According to a fascinating entry on  On February 21, 1878 the New Haven District Telephone Company issued its first list of subscribers–a broadside listing about 50 subscribers with no telephone numbers included. The University of Connecticut Library copy, one of two surviving,  is reproduced on the website.  Maybe not a telephone “book” exactly, but a forerunner of what was to come.

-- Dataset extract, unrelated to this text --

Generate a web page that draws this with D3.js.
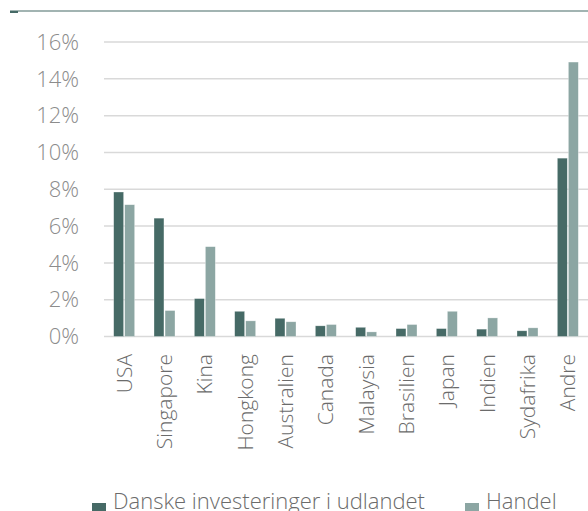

In November 1878, the company, by then renamed The Connecticut District Telephone Company of New Haven, Connecticut, issued the world’s first actual telephone book. This telephone directory booklet or pamphlet contained the names and addresses of 391 subscribers who paid $22 per year for service. There were no phone numbers, but there were advertisements and listings of businesses in the back of the book—the first, embryonic “yellow pages.” The advertisers included physicians and carriage companies. Customers were limited to three minutes per call, and no more than two calls an hour without permission from the central office.

Besides rules, this first phone book also feature tips on how to place calls:  — pick up the receiver and tell the operator whom you want — and how to talk on this gadget. Having a real conversation, for example, required rapidly transferring the telephone between mouth and ear. “When you are not speaking, you should be listening,” it says at one point. You should begin by saying, “Hulloa,” and when done talking, the book says, you should say, “That is all.” The other person should respond, “O.K.” Because anybody could be on the line at any time, customers should not pick up the telephone unless they want to make a call, and they should be careful about what others might hear. “Any person using profane or otherwise improper language should be reported at this office immediately.”

(This entry was last revised on 02-21-2018. Thanks to Laura Smith, Archivist at the University of Connecticut Library, for pointing out the existence of the February 1878 directory.)

Of course I turned to page 188 first!

Saturday, February 18th, 2023

Plant Green Garlic – by Lee Johnston

Stevens, Nyel, 188.  That’s what the index said and that’s the page I went to right off the bat.  Maggie’s book, The Container Victory Garden, arrived last night, and although it was addressed to me, I knew it was truly Nyel’s.  Maggie had said that all those who had contributed to the book would get theirs about a week prior to its official publication.  And here it was!  Nyel’s copy!

I was born in 1943 in Montpelier, Idaho.  It wasn’t until after World War II that I first became aware of the term Victory Garden, but I well remember my grandparents’ garden from those days, even though I didn’t know the name and they probably didn’t call it that.  To them, it was just the garden.

Painting by Janice Minjin Yang

Straightforward.  Spare.  It sounded so much like Nyel that he could have been inside my head reading it to me.  He went on to tell about his grandfather, a conductor on the Union Pacific Railroad — He grew just about every vegetable you could think of, but my favorites were the carrots, which I was allowed to dig and eat right there in the garden, with the dirt rubbed off on my Levi’s.

And he went on to tell about the Nyel I knew for forty years: Wherever I have lived since then, I always tried to have a garden whenever possible, some large and some not so large.  Today I’m trying to garden in pots, in a very small area off our kitchen.  So far, some things have been very successful, some were a complete bust.  The experiment continues.

And so it will, dear Nyel… with the inspiration of your words and the help from Maggie’s wonderful book.  And so it will!